## START

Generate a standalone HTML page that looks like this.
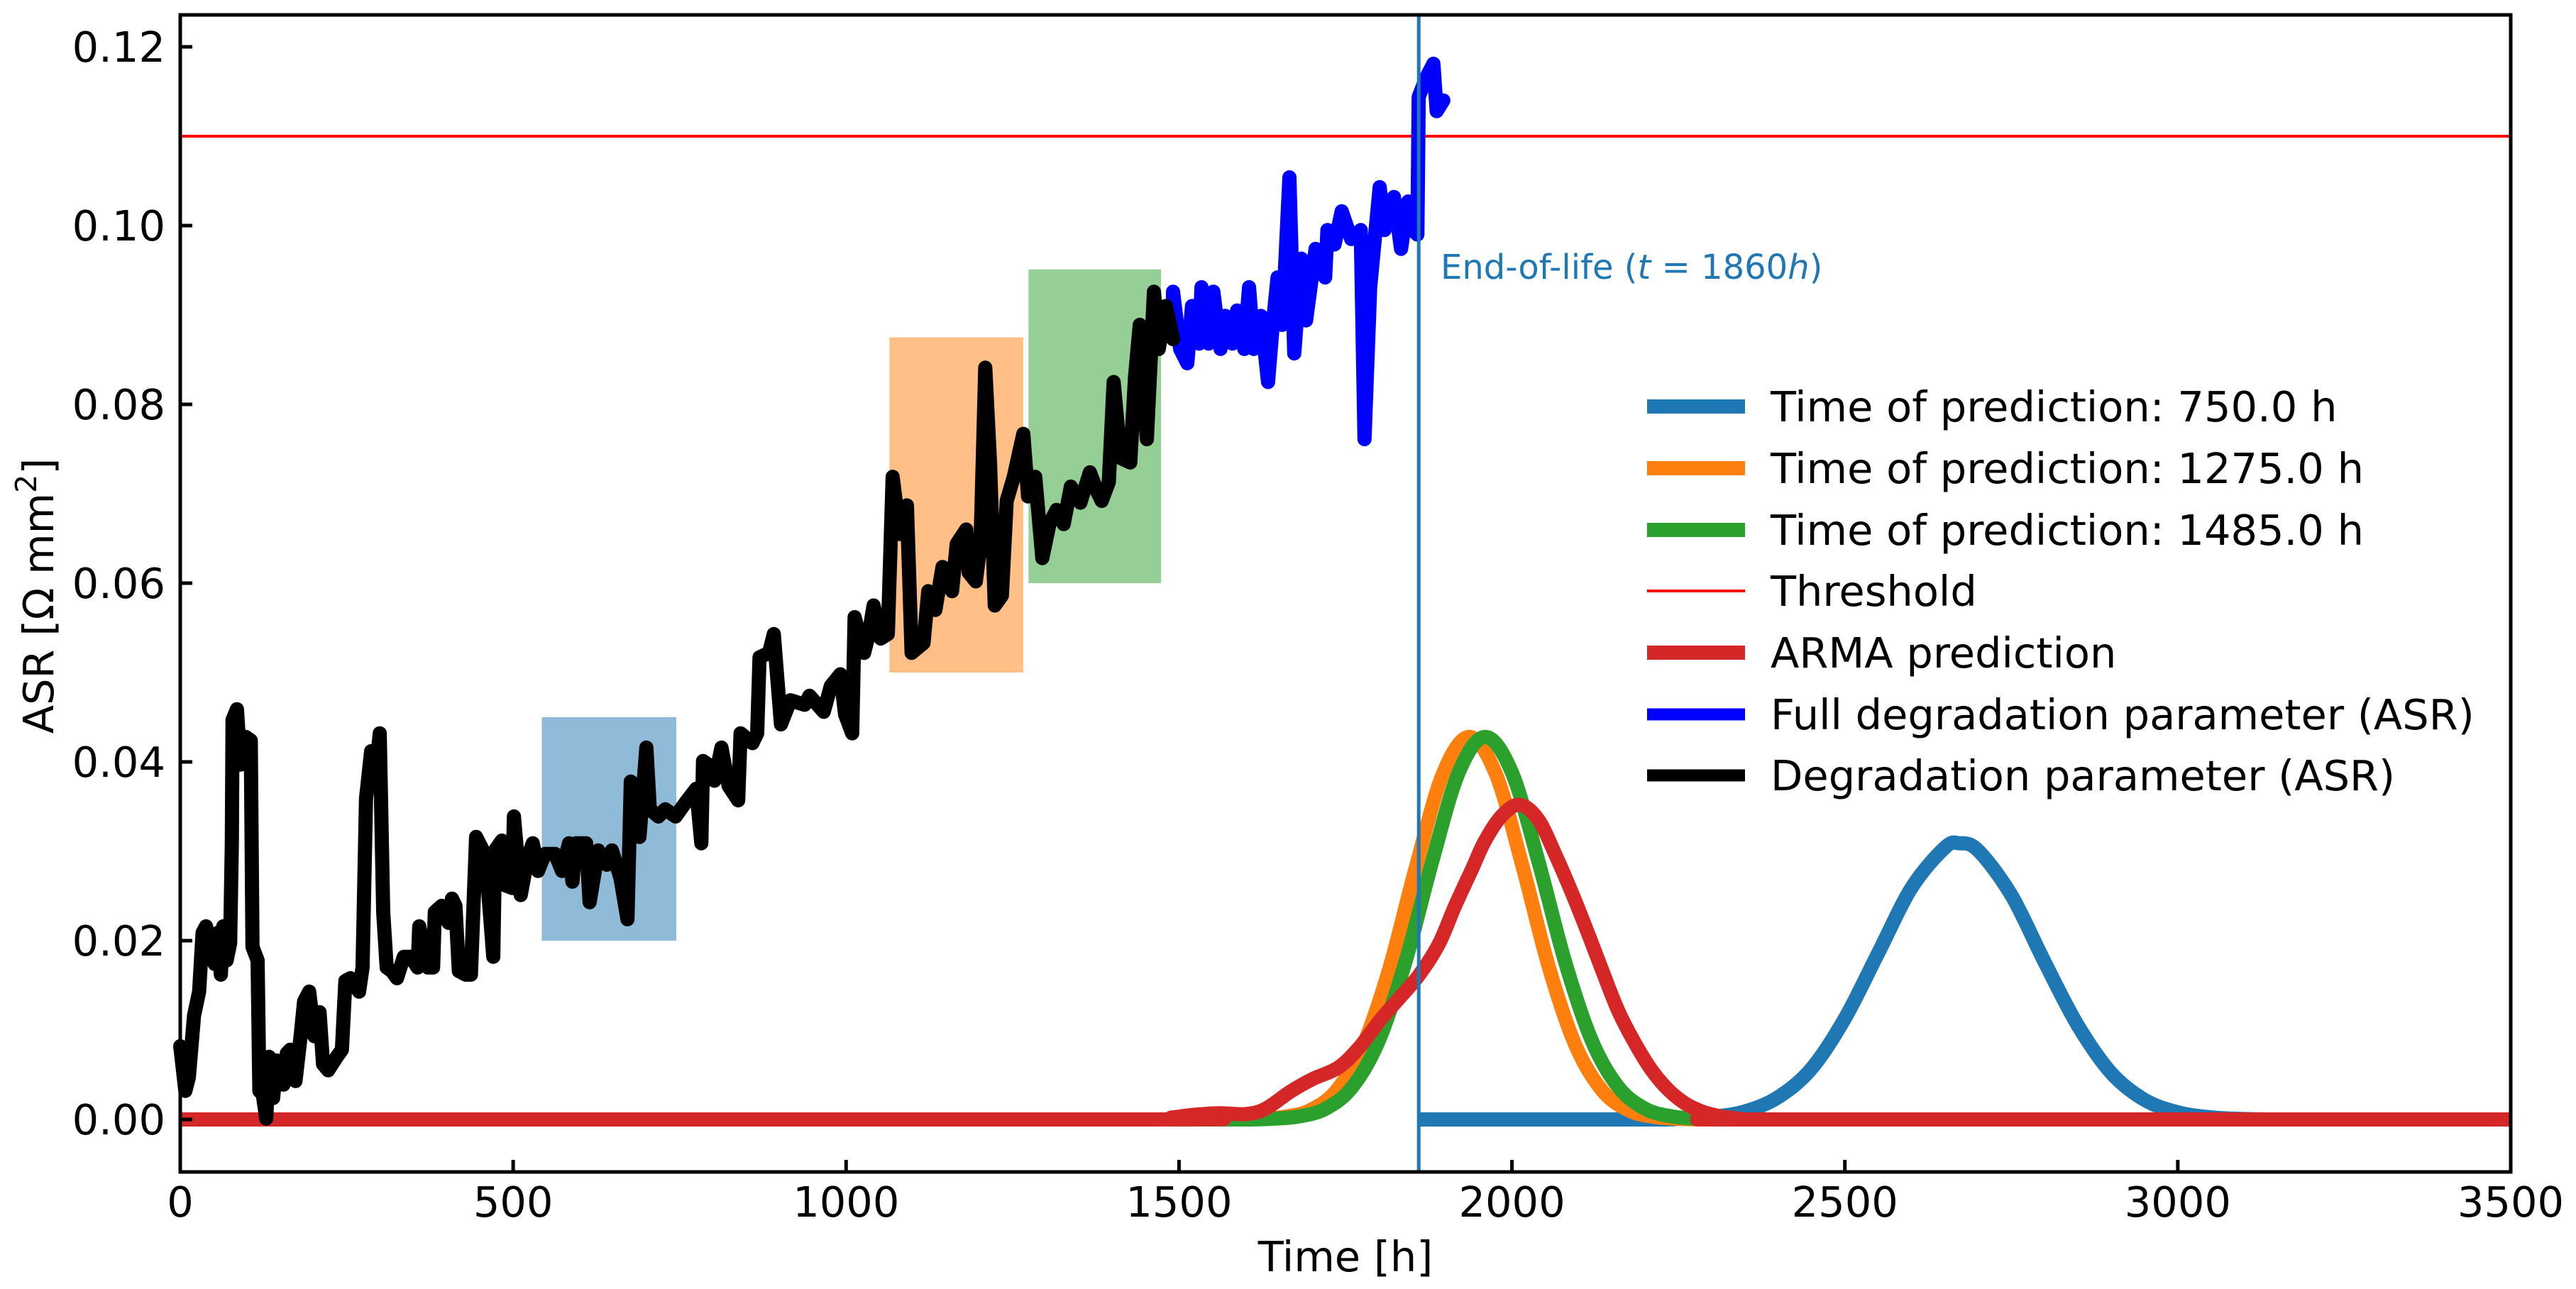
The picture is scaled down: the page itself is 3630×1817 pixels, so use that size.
<!DOCTYPE html>
<html><head><meta charset="utf-8"><title>ASR degradation prediction</title>
<style>
html,body{margin:0;padding:0;background:#fff;}
svg{display:block;font-family:"DejaVu Sans","Liberation Sans",sans-serif;}
</style></head>
<body>
<svg id="chart" width="3630" height="1817" viewBox="0 0 3630 1817" xmlns="http://www.w3.org/2000/svg">
<rect x="0" y="0" width="3630" height="1817" fill="#fff"/>
<g id="plot"></g>
<rect x="254" y="21" width="3284" height="1631" fill="none" stroke="#000" stroke-width="5"/>
<g id="axes"></g>
<text x="1896" y="1792" font-size="59" text-anchor="middle">Time [h]</text>
<text transform="translate(75,840) rotate(-90)" font-size="59" text-anchor="middle">ASR [Ω mm<tspan font-size="41" dy="-24">2</tspan><tspan dy="24">]</tspan></text>
<text x="2030" y="393" font-size="48" fill="#1f77b4">End-of-life (<tspan font-style="italic">t</tspan> = 1860<tspan font-style="italic">h</tspan>)</text>
<g id="legend"></g>
</svg>
<script>
// ---- data ----
const xTicks = [0,500,1000,1500,2000,2500,3000,3500];
const yTicks = [0,0.02,0.04,0.06,0.08,0.10,0.12];
const yTickLabels = ["0.00","0.02","0.04","0.06","0.08","0.10","0.12"];
const threshold = 0.11;
const endOfLife = 1860;
const windowStarts = [543,1065,1274];
const windowEnds = [745,1266,1473];
const windowLows = [0.020,0.050,0.060];
const windowHighs = [0.045,0.0875,0.0951];

const degT = [0,7.7,12.9,20.7,28.4,33.6,38.7,43.9,51.7,56.8,61,64.6,69.7,74.9,77.5,78.5,85.2,90.4,98.2,105.9,108.5,116.2,118.8,124,129.2,133.3,139.5,144.6,155,160.1,165.3,173.1,180.8,186,193.7,201.5,209.2,214.4,222.1,235.1,242.8,248,255.7,268.6,273.8,279,286.7,294.5,299.6,304.8,310,317.7,325.5,335.8,346.1,356.5,359,372,379.7,382.3,392.6,402.9,408.1,413.3,418.4,428.8,436.5,444.3,454.6,459.8,470.1,472.7,483,488.2,498.5,501.1,511.4,521.8,529.5,537.3,547.6,563.1,573.4,583.8,588.9,594.1,609.6,614.8,627.7,640.6,648.3,661.2,671.6,676.7,681.9,689.7,700,705.2,718.1,728.4,743.9,759.4,774.9,782.6,785.2,793,802.2,812.9,823.6,837.9,841.5,859.3,866.5,870,884.3,891.4,902.2,916.4,937.8,945,966.4,977.1,991.4,998.5,1009.2,1012.8,1027.1,1034.2,1041.3,1052,1062.7,1069.9,1080.6,1091.3,1098.4,1116.3,1123.4,1134.1,1144.8,1159.1,1166.2,1180.5,1184.1,1194.8,1201.9,1209,1216.2,1223.3,1234,1241.2,1251.9,1266.1,1273.3,1284,1294.7,1305.4,1316.1,1326.8,1337.5,1351.8,1366.1,1376.8,1383.9,1394.6,1401.8,1412.4,1426.7,1433.9,1441,1451.7,1462.4,1469.6,1480.3,1491];
const degV = [0.0082,0.0032,0.0047,0.0116,0.0143,0.0209,0.0216,0.0197,0.0174,0.0209,0.0162,0.0216,0.0178,0.0197,0.0309,0.0447,0.0459,0.0397,0.0428,0.0424,0.0193,0.0178,0.0032,0.0028,0.0001,0.0070,0.0024,0.0066,0.0039,0.0074,0.0078,0.0043,0.0093,0.0132,0.0143,0.0093,0.0120,0.0062,0.0055,0.0070,0.0078,0.0155,0.0158,0.0143,0.0170,0.0359,0.0412,0.0393,0.0432,0.0232,0.0170,0.0166,0.0158,0.0182,0.0182,0.0170,0.0216,0.0170,0.0170,0.0232,0.0239,0.0220,0.0247,0.0239,0.0166,0.0162,0.0162,0.0316,0.0301,0.0282,0.0182,0.0301,0.0312,0.0262,0.0259,0.0339,0.0251,0.0293,0.0309,0.0278,0.0297,0.0297,0.0278,0.0309,0.0266,0.0309,0.0309,0.0243,0.0301,0.0285,0.0301,0.0270,0.0224,0.0378,0.0347,0.0316,0.0416,0.0347,0.0339,0.0347,0.0339,0.0355,0.0370,0.0309,0.0401,0.0397,0.0379,0.0416,0.0373,0.0357,0.0432,0.0421,0.0432,0.0517,0.0522,0.0543,0.0442,0.0469,0.0464,0.0474,0.0456,0.0485,0.0498,0.0453,0.0432,0.0562,0.0522,0.0543,0.0575,0.0538,0.0543,0.0719,0.0655,0.0687,0.0522,0.0533,0.0591,0.0570,0.0618,0.0591,0.0644,0.0660,0.0612,0.0602,0.0644,0.0841,0.0735,0.0575,0.0586,0.0692,0.0719,0.0767,0.0697,0.0719,0.0628,0.0666,0.0682,0.0666,0.0708,0.0690,0.0724,0.0703,0.0692,0.0713,0.0825,0.0740,0.0735,0.0830,0.0889,0.0761,0.0926,0.0862,0.0910,0.0873];

const fullT = [1491,1491,1501.7,1512.4,1519.5,1530.2,1533.8,1544.5,1551.6,1562.3,1569.5,1580.2,1587.3,1598,1605.2,1612.3,1623,1633.7,1640.8,1648,1655.1,1665.8,1673,1683.7,1690.8,1705.1,1719.4,1722.9,1733.6,1744.3,1758.6,1772.9,1778.6,1787.1,1801.4,1808.6,1822.8,1833.5,1844.2,1851.4,1858,1860,1871,1882,1887,1897];
const fullV = [0.0873,0.0926,0.0862,0.0846,0.0910,0.0868,0.0931,0.0868,0.0926,0.0862,0.0899,0.0868,0.0905,0.0862,0.0931,0.0862,0.0899,0.0825,0.0889,0.0942,0.0889,0.1054,0.0857,0.0963,0.0894,0.0974,0.0942,0.0995,0.0979,0.1016,0.0985,0.0995,0.0761,0.0931,0.1043,0.0995,0.1032,0.0974,0.1027,0.0995,0.0990,0.1144,0.1165,0.1181,0.1128,0.1140];

const pred750T = [1860,2200,2250,2300,2350,2400,2450,2500,2550,2600,2650,2672,2700,2750,2800,2850,2900,2950,3000,3050,3100,3150,3277];
const pred750V = [0,0,0.00007,0.00028,0.0009,0.0025,0.0057,0.0113,0.0186,0.0259,0.0304,0.0309,0.0301,0.0251,0.0176,0.0105,0.0052,0.0022,0.0008,0.00023,0.00005,0,0];
const pred1275T = [1275,1576,1616,1656,1696,1736,1776,1816,1856,1896,1936,1976,2016,2056,2096,2136,2176,2216,2256,2296,2400];
const pred1275V = [0,0,0.00006,0.00027,0.0010,0.0032,0.0082,0.0169,0.0283,0.0386,0.0428,0.0386,0.0283,0.0169,0.0082,0.0032,0.0010,0.00027,0.00006,0,0];
const pred1485T = [1485,1600,1640,1680,1720,1760,1800,1840,1880,1920,1960,2000,2040,2080,2120,2160,2200,2240,2280,2320,2400];
const pred1485V = [0,0,0.00008,0.00034,0.0012,0.0036,0.0088,0.0176,0.0288,0.0388,0.0428,0.0388,0.0288,0.0176,0.0088,0.0036,0.0012,0.00034,0.00008,0,0];
const armaT = [0,1450,1488,1520,1560,1600,1630,1667,1700,1739,1770,1802,1830,1860,1890,1914,1940,1959,1985,2012,2040,2066,2092,2116,2138,2160,2185,2210,2235,2260,2285,2310,2340,2370,3500];
const armaV = [0,0,0.0002,0.0005,0.0007,0.0006,0.0012,0.0031,0.0045,0.0058,0.0080,0.0111,0.0135,0.0161,0.0196,0.0238,0.0280,0.0311,0.0340,0.0352,0.0335,0.0295,0.0250,0.0205,0.0162,0.0121,0.0085,0.0055,0.0033,0.0018,0.0009,0.0004,0.0001,0,0];

// ---- axes mapping ----
const X0=254, X1=3538, Y0=1578, PXPERV=12600;
const xs = t => X0 + (X1-X0)*t/3500;
const ys = v => Y0 - v*PXPERV;
const NS="http://www.w3.org/2000/svg";
const plot=document.getElementById('plot');
const axes=document.getElementById('axes');
const legend=document.getElementById('legend');

function mk(tag, attrs, parent){
  const e=document.createElementNS(NS,tag);
  for(const k in attrs) e.setAttribute(k,attrs[k]);
  parent.appendChild(e); return e;
}
function linePath(T,V){
  return T.map((t,i)=>(i?'L':'M')+xs(t).toFixed(1)+' '+ys(V[i]).toFixed(1)).join(' ');
}
function smoothPath(T,V){
  const P=T.map((t,i)=>[xs(t),ys(V[i])]);
  let d='M'+P[0][0].toFixed(1)+' '+P[0][1].toFixed(1);
  for(let i=0;i<P.length-1;i++){
    const p0=P[Math.max(0,i-1)],p1=P[i],p2=P[i+1],p3=P[Math.min(P.length-1,i+2)];
    let c1x=p1[0]+(p2[0]-p0[0])/6, c1y=p1[1]+(p2[1]-p0[1])/6;
    let c2x=p2[0]-(p3[0]-p1[0])/6, c2y=p2[1]-(p3[1]-p1[1])/6;
    const lo=Math.min(p1[1],p2[1]);
    if(p1[1]===p2[1]){c1y=p1[1];c2y=p2[1];}
    c1y=Math.min(Math.max(c1y,lo-40),Y0); c2y=Math.min(Math.max(c2y,lo-40),Y0);
    d+=' C'+c1x.toFixed(1)+' '+c1y.toFixed(1)+' '+c2x.toFixed(1)+' '+c2y.toFixed(1)+' '+p2[0].toFixed(1)+' '+p2[1].toFixed(1);
  }
  return d;
}

// windows
const winColors=['#1f77b4','#ff7f0e','#2ca02c'];
const winNames=['window-750h','window-1275h','window-1485h'];
for(let i=0;i<windowStarts.length;i++){
  const r=mk('rect',{x:xs(windowStarts[i]),y:ys(windowHighs[i]),width:xs(windowEnds[i])-xs(windowStarts[i]),height:ys(windowLows[i])-ys(windowHighs[i]),fill:winColors[i],'fill-opacity':0.5},plot);
  
  
}
// predictions
const p1=mk('path',{d:smoothPath(pred750T,pred750V),fill:'none',stroke:'#1f77b4','stroke-width':20,'stroke-linejoin':'round'},plot);


const p2=mk('path',{d:smoothPath(pred1275T,pred1275V),fill:'none',stroke:'#ff7f0e','stroke-width':20,'stroke-linejoin':'round'},plot);


const p3=mk('path',{d:smoothPath(pred1485T,pred1485V),fill:'none',stroke:'#2ca02c','stroke-width':20,'stroke-linejoin':'round'},plot);


const th=mk('line',{x1:X0,x2:X1,y1:ys(threshold),y2:ys(threshold),stroke:'#ff0000','stroke-width':4},plot);


const ar=mk('path',{d:smoothPath(armaT,armaV),fill:'none',stroke:'#d62728','stroke-width':20,'stroke-linejoin':'round'},plot);


const fl=mk('path',{d:linePath(fullT,fullV),fill:'none',stroke:'#0000ff','stroke-width':20,'stroke-linejoin':'round','stroke-linecap':'round'},plot);


const dg=mk('path',{d:linePath(degT,degV),fill:'none',stroke:'#000','stroke-width':20,'stroke-linejoin':'round','stroke-linecap':'round'},plot);


const vl=mk('line',{x1:xs(endOfLife),x2:xs(endOfLife),y1:21,y2:1652,stroke:'#1f77b4','stroke-width':5},plot);



// ticks
xTicks.forEach(t=>{
  const l=mk('line',{x1:xs(t),x2:xs(t),y1:1652,y2:1635,stroke:'#000','stroke-width':5},axes);
  
  
  const tx=mk('text',{x:xs(t),y:1715,'font-size':59,'text-anchor':'middle'},axes);
  tx.textContent=String(t);
  
  
});
yTicks.forEach((v,i)=>{
  const l=mk('line',{x1:254,x2:271,y1:ys(v),y2:ys(v),stroke:'#000','stroke-width':5},axes);
  
  
  const tx=mk('text',{x:233,y:ys(v)+21,'font-size':59,'text-anchor':'end'},axes);
  tx.textContent=yTickLabels[i];
  
  
});

// legend
const legLabels=['Time of prediction: 750.0 h','Time of prediction: 1275.0 h','Time of prediction: 1485.0 h','Threshold','ARMA prediction','Full degradation parameter (ASR)','Degradation parameter (ASR)'];
const legColors=['#1f77b4','#ff7f0e','#2ca02c','#ff0000','#d62728','#0000ff','#000000'];
const legWidths=[20,20,20,4,20,17,17];
const legRows=[573,660,747,833,920,1007,1093];
legLabels.forEach((lab,i)=>{
  const g=mk('g',{},legend);
  
  
  mk('line',{x1:2321,x2:2459,y1:legRows[i],y2:legRows[i],stroke:legColors[i],'stroke-width':legWidths[i]},g);
  const tx=mk('text',{x:2495,y:legRows[i]+21,'font-size':59},g);
  tx.textContent=lab;
});
</script>
</body></html>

## END

• **Required work**: Repeat exactly the lines from the one containing "The picture is" to the one containing "const windowHighs = [0.045,0.0875,0.0951];", both lines included, and nothing else.

• **Complete response**:
The picture is scaled down: the page itself is 3630×1817 pixels, so use that size.
<!DOCTYPE html>
<html><head><meta charset="utf-8"><title>ASR degradation prediction</title>
<style>
html,body{margin:0;padding:0;background:#fff;}
svg{display:block;font-family:"DejaVu Sans","Liberation Sans",sans-serif;}
</style></head>
<body>
<svg id="chart" width="3630" height="1817" viewBox="0 0 3630 1817" xmlns="http://www.w3.org/2000/svg">
<rect x="0" y="0" width="3630" height="1817" fill="#fff"/>
<g id="plot"></g>
<rect x="254" y="21" width="3284" height="1631" fill="none" stroke="#000" stroke-width="5"/>
<g id="axes"></g>
<text x="1896" y="1792" font-size="59" text-anchor="middle">Time [h]</text>
<text transform="translate(75,840) rotate(-90)" font-size="59" text-anchor="middle">ASR [Ω mm<tspan font-size="41" dy="-24">2</tspan><tspan dy="24">]</tspan></text>
<text x="2030" y="393" font-size="48" fill="#1f77b4">End-of-life (<tspan font-style="italic">t</tspan> = 1860<tspan font-style="italic">h</tspan>)</text>
<g id="legend"></g>
</svg>
<script>
// ---- data ----
const xTicks = [0,500,1000,1500,2000,2500,3000,3500];
const yTicks = [0,0.02,0.04,0.06,0.08,0.10,0.12];
const yTickLabels = ["0.00","0.02","0.04","0.06","0.08","0.10","0.12"];
const threshold = 0.11;
const endOfLife = 1860;
const windowStarts = [543,1065,1274];
const windowEnds = [745,1266,1473];
const windowLows = [0.020,0.050,0.060];
const windowHighs = [0.045,0.0875,0.0951];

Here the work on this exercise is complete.